Theology Update for the Week of October 18

Dear friends in Christ,

Purgatory this Sunday

Article XXII of the Thirty-Nine Articles of Religion rejects the “Romish” teaching on Purgatory–and on some other matters–but omits in that list prayers for the dead. That’s where we’re picking up this Sunday. I’m also going to draw a bit from the new book, Heaven, Hell, . . . and Purgatory?, a collection of six essays including a very insightful one on purgatory by an Orthodox scholar. (This book will soon be in our bookstore; it also contains an essay by yours truly on preaching heaven and hell.) We welcome visitors to every class. It meets at 10 o’clock on the 5th floor, and we have coffee and tea in the room.

Purgatory on Monday

I’ll repeat the Sunday class on Monday, October 19, at 12:40pm on the second floor. The class lasts 40 minutes.

Tragedies by Shakespeare

Our final tragic seminar, on Shakespeare’s King Lear, will be on Monday, October 19, in Andrew Hall from 6:15 to 7:45pm. If you read the play, you’re welcome to the conversation. I am particularly looking forward to this; it was my late wife’s favorite play, and she wrote her senior essay at St. John’s on it, under the title “Sweet Marjoram.”

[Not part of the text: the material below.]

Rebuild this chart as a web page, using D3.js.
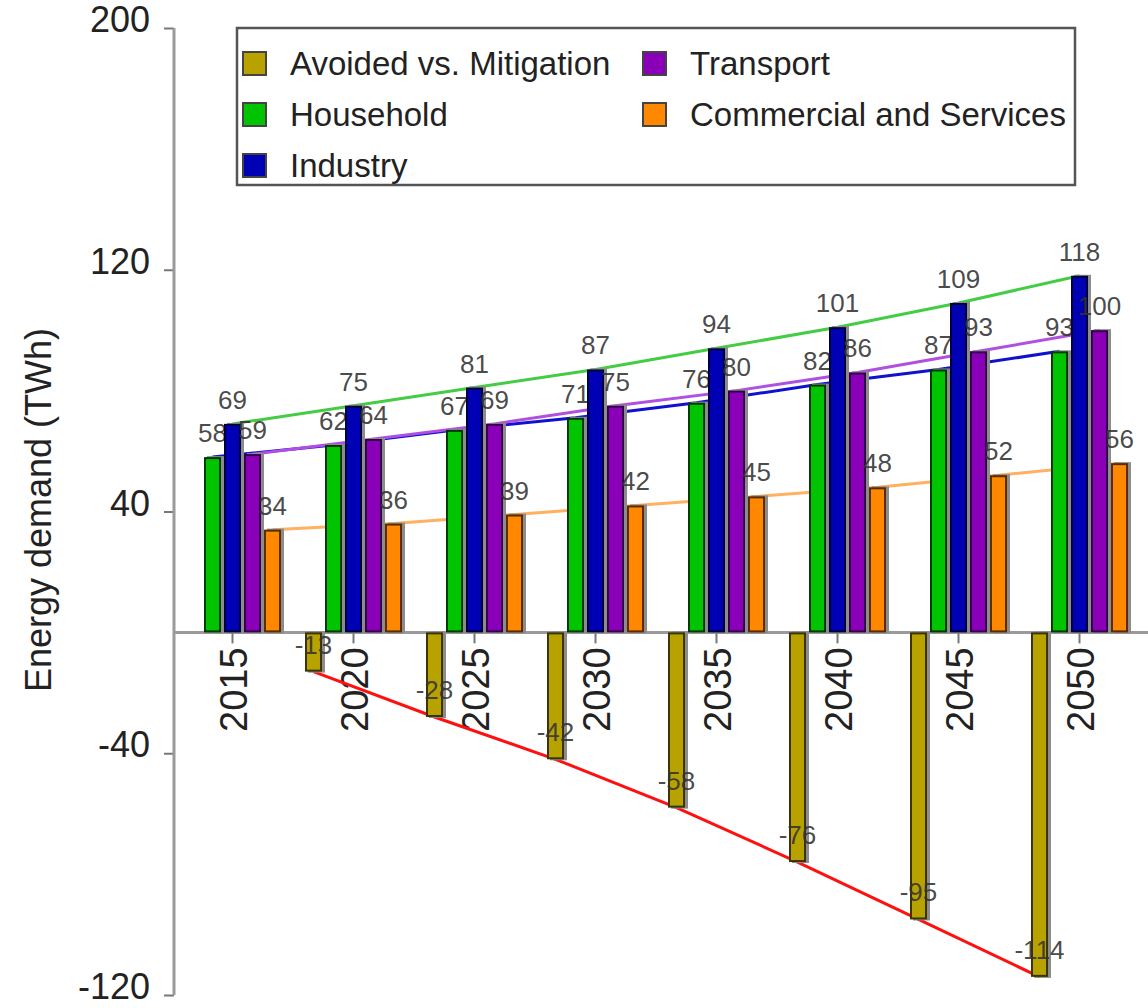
<!DOCTYPE html>
<html>
<head>
<meta charset="utf-8">
<script src="https://cdn.jsdelivr.net/npm/d3@7"></script>
<style>
  body { margin: 0; background: #fff; }
  svg { display: block; font-family: "Liberation Sans", Arial, sans-serif; }
</style>
</head>
<body>
<svg width="1148" height="1008"></svg>
<script>
var years = ["2015", "2020", "2025", "2030", "2035", "2040", "2045", "2050"];
var avoided = [null, -13, -28, -42, -58, -76, -95, -114];
var household = [58, 62, 67, 71, 76, 82, 87, 93];
var industry = [69, 75, 81, 87, 94, 101, 109, 118];
var transport = [59, 64, 69, 75, 80, 86, 93, 100];
var commercial = [34, 36, 39, 42, 45, 48, 52, 56];
var yTicks = [-120, -40, 40, 120, 200];

// drawing order = slot order inside a group
var series = [
  {key: "Avoided vs. Mitigation", values: avoided, fill: "#b8a200", stroke: "#3c3300", line: "#ff1010"},
  {key: "Household", values: household, fill: "#00c400", stroke: "#003a00", line: "#1010d0"},
  {key: "Industry", values: industry, fill: "#0000b4", stroke: "#00003c", line: "#44cc44"},
  {key: "Transport", values: transport, fill: "#8a00b8", stroke: "#34004a", line: "#b050e0"},
  {key: "Commercial and Services", values: commercial, fill: "#ff8800", stroke: "#5a2c00", line: "#ffb060"}
];
// legend layout follows the picture (two columns)
var legendOrder = ["Avoided vs. Mitigation", "Transport", "Household", "Commercial and Services", "Industry"];

var svg = d3.select("svg");
var x = d3.scaleBand().domain(years).range([172, 1140]).padding(0);
var xSub = d3.scaleBand().domain(series.map(function(s) { return s.key; }))
  .range([-50, 50]).paddingInner(0.15).paddingOuter(0.075);
var y = d3.scaleLinear().domain([-120, 200]).range([995, 28]);

function cx(i, key) {
  return x(years[i]) + x.bandwidth() / 2 + xSub(key) + xSub.bandwidth() / 2;
}

// y axis
var yAxis = svg.append("g")
  .attr("transform", "translate(174,0)")
  .call(d3.axisLeft(y).tickValues(yTicks).tickSize(10).tickSizeOuter(0).tickPadding(14)
    .tickFormat(function(d) { return String(d); }));
yAxis.select(".domain").remove();
yAxis.selectAll(".tick line").attr("stroke", "#777").attr("stroke-width", 2);
yAxis.selectAll(".tick text").attr("font-size", 36).attr("fill", "#222").attr("dy", "0.1em")
  .attr("font-family", "Liberation Sans, Arial, sans-serif");
svg.append("line")
  .attr("x1", 174).attr("x2", 174).attr("y1", y(200)).attr("y2", y(-120))
  .attr("stroke", "#9a9a9a").attr("stroke-width", 3);

svg.append("text")
  .attr("transform", "translate(51," + 510 + ") rotate(-90)")
  .attr("text-anchor", "middle")
  .attr("font-size", 36)
  .attr("fill", "#222")
  .text("Energy demand (TWh)");

// baseline and category ticks
svg.append("line")
  .attr("x1", 174).attr("x2", 1148).attr("y1", y(0)).attr("y2", y(0))
  .attr("stroke", "#9a9a9a").attr("stroke-width", 3);
svg.selectAll(".xtick").data(years).enter().append("line")
  .attr("x1", function(d) { return x(d) + x.bandwidth() / 2; })
  .attr("x2", function(d) { return x(d) + x.bandwidth() / 2; })
  .attr("y1", y(0)).attr("y2", y(0) + 11)
  .attr("stroke", "#777").attr("stroke-width", 2);
svg.selectAll(".xlab").data(years).enter().append("text")
  .attr("transform", function(d) {
    return "translate(" + (x(d) + x.bandwidth() / 2 + 14) + "," + (y(0) + 15) + ") rotate(-90)";
  })
  .attr("text-anchor", "end")
  .attr("font-size", 38)
  .attr("fill", "#222")
  .text(function(d) { return d; });

// lines through bar ends, drawn behind the bars
series.forEach(function(s) {
  var line = d3.line()
    .defined(function(d) { return d != null; })
    .x(function(d, i) { return cx(i, s.key); })
    .y(function(d) { return y(d); });
  svg.append("path")
    .attr("d", line(s.values))
    .attr("fill", "none")
    .attr("stroke", s.line)
    .attr("stroke-width", 3);
});

// bars and value labels, series by series
series.forEach(function(s) {
  var g = svg.append("g");
  var pts = s.values.map(function(v, i) { return {v: v, i: i}; })
    .filter(function(d) { return d.v != null; });
  var w = xSub.bandwidth();
  g.selectAll(".shadow").data(pts).enter().append("rect")
    .attr("x", function(d) { return cx(d.i, s.key) - w / 2 + 3; })
    .attr("y", function(d) { return Math.min(y(d.v), y(0)) - 1; })
    .attr("width", w)
    .attr("height", function(d) { return Math.abs(y(d.v) - y(0)) + 2; })
    .attr("fill", "#8c8c8c");
  g.selectAll(".bar").data(pts).enter().append("rect")
    .attr("x", function(d) { return cx(d.i, s.key) - w / 2 + 1; })
    .attr("y", function(d) { return Math.min(y(d.v), y(0)) + 1; })
    .attr("width", w - 2)
    .attr("height", function(d) { return Math.abs(y(d.v) - y(0)) - 2; })
    .attr("fill", s.fill)
    .attr("stroke", s.stroke)
    .attr("stroke-width", 2);
  g.selectAll(".lab").data(pts).enter().append("text")
    .attr("x", function(d) { return cx(d.i, s.key); })
    .attr("y", function(d) { return d.v >= 0 ? y(d.v) - 15 : y(d.v) - 18; })
    .attr("text-anchor", "middle")
    .attr("font-size", 26)
    .attr("fill", "#333")
    .attr("fill-opacity", 0.9)
    .text(function(d) { return String(d.v); });
});

// legend
var lg = svg.append("g");
lg.append("rect")
  .attr("x", 237).attr("y", 28).attr("width", 838).attr("height", 157)
  .attr("fill", "#fff").attr("stroke", "#555").attr("stroke-width", 2.5);
legendOrder.forEach(function(k, j) {
  var s = series.filter(function(d) { return d.key === k; })[0];
  var col = j % 2, row = Math.floor(j / 2);
  var lx = 243 + col * 400, ly = 63 + row * 51;
  lg.append("rect")
    .attr("x", lx).attr("y", ly - 11).attr("width", 23).attr("height", 23)
    .attr("fill", s.fill).attr("stroke", "#444").attr("stroke-width", 2);
  lg.append("text")
    .attr("x", lx + 47).attr("y", ly + 12)
    .attr("font-size", 33)
    .attr("fill", "#222")
    .text(k);
});
</script>
</body>
</html>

Then on Tuesday, the Faith Within Reason class will continue trying to understand evil and God’s omnipotence, chapter 6 of the book by Herbert McCabe. This is a fresh opportunity to think through, with both faith and reason, the problem of evil and the goodness of God. You’re welcome to the class even if you haven’t been able to read McCabe’s book: October 20, from 6:30 to 7:30 p.m., in Andrew Hall. (The final class in this series will be on October 27, on chapter 8, an exploration of what it means to say “God is good.”)

Looking Ahead

Jeremy Waldron and I will be leading a four-week class, starting Tuesday, November 10, on Oliver O’Donovan’s book On the Thirty-Nine Articles. It is an interesting commentary, not very long, in which the esteemed Anglican moral theologian engages this sixteenth-century text. This Tuesday course will be independent of the Sunday class, and there will be no expectation that if you come to one you have been to the other. Dr. Waldron, of course, is an esteemed professor of legal philosophy, and most recently gave us (last winter) a precis of his Guifford lectures. It will be a treat to have him in class again.

On Monday, November 16, the Good Books & Good Talk seminar will discuss Walker Percy’s Lost in the Cosmos, the ultimate send-up of self-help books.